JAKARTA - Suatu saat masyarakat di dua kawasan: Kampung Katab (Batak) dan Kampung Awaj (Jawa) geger. Kabar beredar, ada babi hutan alias celeng yang mengganggu ketentraman warga.
Karena meresahkan, masyarakat dipimpin ketua RT (Marwoto) mencoba memburu si celeng. Saking susahnya, pak RT berupaya mencari tahu dari roh leluhur bagaimana cara mengusir celeng.
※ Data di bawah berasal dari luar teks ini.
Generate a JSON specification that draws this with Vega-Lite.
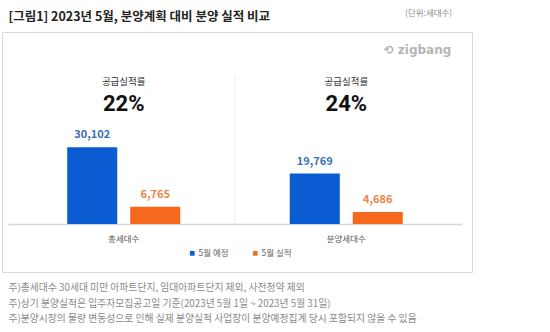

Baca juga: Selain Bernyanyi, Shae Tunjukkan Kemampuan Lewat Bermain Teater
Singkat cerita, ketahuan ternyata celeng yang sempat mabuk (oleng) ternyata merupakan isu murahan, kabar jadi-jadian yang diembuskan RT untuk menumbalkan seseorang (agar pergi dari kampung) dan mendapatkan harta karunnya.
Pentas Celeng Oleng yang berlangsung kurang lebih 4 jam pada 5-6 Juli 2019 itu mengajak masyarakat untuk merefleksikan kembali perjalanan yang dialami selama ini.
Dengan mementaskan lakon Celeng Oleng -pentas ke-32 yang didukung Bakti Budaya Djarum Foundation- kita seolah diajak untuk melihat diri dan masyarakat yang masih memiliki kecenderungan bertikai dan bersilang pendapat atas alasan perbedaan, terutama dalam hal etnis dan agama.
Butet Kartaredjasa sang produser acara ini menyebutkan, celeng merupakan simbol kerakusan, ketamakan, semena-mena, perilaku srudak-sruduk asal gasak, menafikan aturan dan hukum.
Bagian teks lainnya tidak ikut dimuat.